Nous avons noté d'entrée le caractère complexe de ce qui est examiné ici, soit sous le trait de la valeur valorisante et que nous disions sécurisante ou sauvegardante d'un monde, et d'autre part la critique de cette notion de valeur qui, d'un point de vue individuel, peut être considérée comme ligature de la liberté ou du désir et qui, d'un point de vue collectif, semble déjà n'être plus en œuvre de valoriser. Nous avons essayé de ramasser dans une phrase tout cet ensemble de choses qui est simultanément en question ici sous cette dénomination de Dieu "instituteur de la morale".

 

 3) Reprise de la question.

Il faudrait tenter pour notre compte une reprise de la question. Ici simplement deux indications.

Premièrement, il est important de bien situer le lieu de la sécurité qui est, dans le langage de Paul, salut de par l'entendre (ou sécurité de par l'entendre), ou salut par la foi et non pas salut ou sécurité de par la loi (les œuvres ou le faire de la loi). Ceci est un thème paulinien de toute première importance, développé surtout dans l'épître aux Galates et dans l'épître aux Romains. Nous n'y faisons qu'allusion car en fait nous n'avons pas particulièrement lu saint Paul cette année.

Mais de façon plus générale, ce qui sauvegarde et fait vivre s'entend à la mesure de la compréhension de la vie. Le mot de "vie" est un mot que vous pouvez découvrir comme important chez Nietzsche dans son commentaire de la valeur ; ce ne sont pas ces passages que nous avons lus, je n'y fais qu'allusion. Or il est important d'entendre le terme de vie telle qu'il se dit chez saint Jean et qui ne se réduit pas au sens nietzschéen du mot vie bien sûr mais qui ne résulte pas non plus de l'addition d'un sens nietzschéen du mot de vie et de ce qui désignerait une autre vie métaphysique au sens nietzschéen. Il faut bien voir que le terme de vie chez saint Jean ne dit pas ce que dit le mot de vie chez Nietzsche, mais qu'il ne se contente pas non plus de dire une autre vie.

D'autre part, à propos de "la valeur qui ne dévalorise pas" – ceci donnant lieu à simple constatation – nous oscillons toujours entre une compréhension individuelle et une compréhension disant culturelle, collective de la vie. Or dans la vie dont il est question en résurrection, il ne s'agit ni de la vie précisément individuelle, ni de la vie collective comme résultant de l'addition de vies individuelles, ni de la vie collective comme donnant matière à une lecture historique ou culturelle, ni de l'addition du point de vue collectif et du point de vue individuel, il s'agit du sens que le mot de vie peut acquérir en audition de la vocation délibérante[3] qui est le plus caché de notre monde et qui met en cause notre distinction du singulier et du pluriel.

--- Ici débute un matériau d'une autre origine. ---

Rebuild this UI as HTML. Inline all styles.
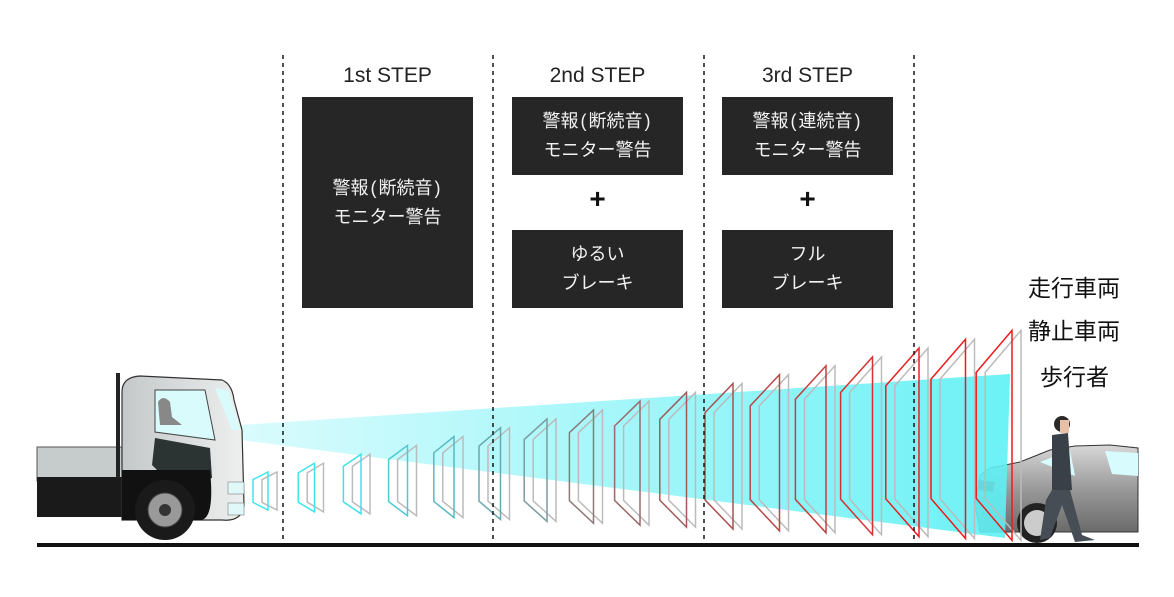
<!DOCTYPE html>
<html><head><meta charset="utf-8">
<style>
html,body{margin:0;padding:0;background:#fff;}
body{width:1174px;height:597px;overflow:hidden;position:relative;font-family:"Liberation Sans","Noto Sans CJK JP",sans-serif;}
svg{position:absolute;left:0;top:0;}
.step{position:absolute;width:171px;text-align:center;font-size:21px;color:#222;top:64px;}
.box{position:absolute;width:171px;background:#262626;color:#f2f2f2;font-size:18px;line-height:29px;text-align:center;display:flex;align-items:center;justify-content:center;}
.box i{font-style:normal;margin:0 2px;}
.plus{position:absolute;width:171px;text-align:center;font-size:28px;font-weight:bold;top:183px;color:#111;}
.rt{position:absolute;left:1028px;font-size:23px;color:#111;}
</style></head><body>
<svg width="1174" height="597" id="s">
<defs>
<linearGradient id="beam" x1="0" x2="1" y1="0" y2="0">
<stop offset="0" stop-color="#d6fbfd"/><stop offset="1" stop-color="#5cf0f4"/>
</linearGradient>
<linearGradient id="carg" x1="0" x2="0" y1="0" y2="1">
<stop offset="0" stop-color="#d8d8d8"/><stop offset="0.5" stop-color="#9a9a9a"/><stop offset="1" stop-color="#6a6a6a"/>
</linearGradient>
<linearGradient id="cab" x1="0" x2="1"><stop offset="0" stop-color="#c4c8c8"/><stop offset="1" stop-color="#eef0f0"/></linearGradient>
</defs>
<path d="M980,475 L990,468 1020,462 1050,450 1075,446 1110,445 1138,448 1138,532 980,532 975,505 Z" fill="url(#carg)" stroke="#333" stroke-width="1"/>
<path d="M1040,462 L1070,450 1075,476 Z" fill="#d8fbfd"/>
<path d="M1105,451 L1138,453 1138,476 1112,474 Z" fill="#d8fbfd"/>
<circle cx="1037" cy="523" r="20" fill="#222"/><circle cx="1037" cy="523" r="13" fill="#ccc"/>
<path d="M978,480 L995,482 993,492 978,490Z" fill="#900"/>
<circle cx="1062" cy="424" r="8" fill="#2a2a2a"/><rect x="1060" y="420" width="9" height="13" fill="#e8c0a8"/>
<path d="M1052,435 L1068,433 1072,490 1052,492 Z" fill="#3a4048"/>
<path d="M1052,490 L1070,490 1082,535 1095,540 1075,542 1062,505 1050,538 1040,540 1046,500 Z" fill="#474d55"/>
<polygon points="240,425 1010,374 1005,538 240,440" fill="url(#beam)" opacity="0.9"/>
<g id="frames"></g>
<rect x="37" y="447" width="200" height="34" fill="#c6cbcb" stroke="#555" stroke-width="1"/>
<rect x="37" y="477" width="90" height="40" fill="#1a1a1a"/>
<rect x="116" y="373" width="4" height="105" fill="#222"/>
<path d="M122,392 Q122,377 140,376 L222,380 Q232,384 234,400 L242,430 244,505 Q242,522 222,520 L122,520 Z" fill="url(#cab)" stroke="#333" stroke-width="1.2"/>
<path d="M155,390 L205,390 215,440 155,432 Z" fill="#dafbfc" stroke="#444"/>
<path d="M158,402 q5,-8 12,0 l2,15 10,8 -22,0z" fill="#888"/>
<path d="M155,438 L210,448 212,478 Q200,482 165,478 L152,465 Z" fill="#2b3333"/>
<path d="M215,388 L228,390 240,430 232,430 Z" fill="#dafbfc"/>
<rect x="228" y="482" width="16" height="12" fill="#e0f8f8" stroke="#666" stroke-width="0.5"/>
<rect x="228" y="503" width="16" height="12" fill="#e0f8f8" stroke="#666" stroke-width="0.5"/>
<path d="M122,470 L210,470 Q215,520 200,520 L122,520Z" fill="#111"/>
<circle cx="165" cy="510" r="30" fill="#1a1a1a"/><circle cx="165" cy="510" r="17" fill="#999" stroke="#444"/><circle cx="165" cy="510" r="6" fill="#333"/>
<g stroke="#222" stroke-width="1.6" stroke-dasharray="4,4">
<line x1="283" y1="55" x2="283" y2="545"/><line x1="493" y1="55" x2="493" y2="545"/>
<line x1="704" y1="55" x2="704" y2="545"/><line x1="914" y1="55" x2="914" y2="545"/>
</g>
<rect x="37" y="543" width="1102" height="4" fill="#111"/>
</svg>
<div class="step" style="left:302px">1st STEP</div>
<div class="step" style="left:512px">2nd STEP</div>
<div class="step" style="left:722px">3rd STEP</div>
<div class="box" style="left:302px;top:97px;height:211px"><div>警報<i>(</i>断続音<i>)</i><br>モニター警告</div></div>
<div class="box" style="left:512px;top:97px;height:78px"><div>警報<i>(</i>断続音<i>)</i><br>モニター警告</div></div>
<div class="box" style="left:722px;top:97px;height:78px"><div>警報<i>(</i>連続音<i>)</i><br>モニター警告</div></div>
<div class="plus" style="left:512px">+</div>
<div class="plus" style="left:722px">+</div>
<div class="box" style="left:512px;top:230px;height:78px"><div>ゆるい<br>ブレーキ</div></div>
<div class="box" style="left:722px;top:230px;height:78px"><div>フル<br>ブレーキ</div></div>
<div class="rt" style="top:269px">走行車両</div>
<div class="rt" style="top:312px">静止車両</div>
<div class="rt" style="top:358px;left:1040px">歩行者</div>
<script>
var g=document.getElementById('frames'),h='';
var cols=['#3ee6ee','#3ee6ee','#40e0e8','#50c8d0','#5ab8c0','#6aa8b0','#7a9ca0','#8a7a7a','#9a6a6a','#a05a5a','#a85050','#b84848','#c83c3c','#d83030','#e82020','#ee1a1a','#ee1a1a'];
for(var i=0;i<17;i++){
 var L=253+i*45.2,w=15+i*1.3,R=L+w,hh=38+i*10.75,b=510+i*1.9,t=b-hh,c=(t+b)/2,lh=hh*0.6;
 function q(dx){return (L+dx)+','+(c-lh/2)+' '+(R+dx)+','+t+' '+(R+dx)+','+b+' '+(L+dx)+','+(c+lh/2);}
 h+='<polygon points="'+q(9)+'" fill="none" stroke="#bbb" stroke-width="1.5"/>';
 h+='<polygon points="'+q(0)+'" fill="none" stroke="'+cols[i]+'" stroke-width="1.5"/>';
}
g.innerHTML=h;
</script>
</body></html>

Pour désigner cela, disons que la vie de résurrection s'entend eschatologiquement, ce qui met en cause les distinctions entre la nature et le métaphysique, entre l'individuel et le collectif…, mais c'est quelque chose que jamais nous ne possédons ! Là encore nous retrouvons cette même attitude de recevoir cela qui nous est suffisant pour dénoncer notre volonté de saisir, d'appréhender, et pour rendre grâce pour ce qui s'aperçoit.

 

Deuxièmement, il importe d'apercevoir le lieu de la liberté fidèle. C'est ce que nous avons essayé de faire en étant attentif au verbe "entendre" en tant qu'il précède la distinction entre la raison et l'obéissance banale, entre “tu vois” et “tu dois”. Il importe donc ici d'en venir à un mot comme hupakoê – qui a pour racine le verbe akoueïn, "entendre" – et que l'on traduit couramment par "obéissance". Par rapport à l'idée de chemin tracé, de dessein à remplir, de tracé à copier, il y a à découvrir la mise en œuvre de l'inouï et de cela qui s'entend en se mettant en œuvre, en se tentant. Et c'est tout à fait autre chose que de se conformer à une norme ou d'obéir à la loi.

« Que le plus secret vienne à œuvrer », c'est ce que nous traduisons, mal, par « Que ta volonté soit faite » …



[1] Les étudiants qui suivent le cours de Jean-Marie Martin sont censés suivre aussi un cours de théologie morale.

[2] Nietzsche écrivant en allemand, ce n'est qu'une traduction. Dans d'autres traductions, au lieu du mot "forcené" on d'autres mots : "fou"…

[3] Allusion à "Faisons l'homme à notre image" de Gn 1.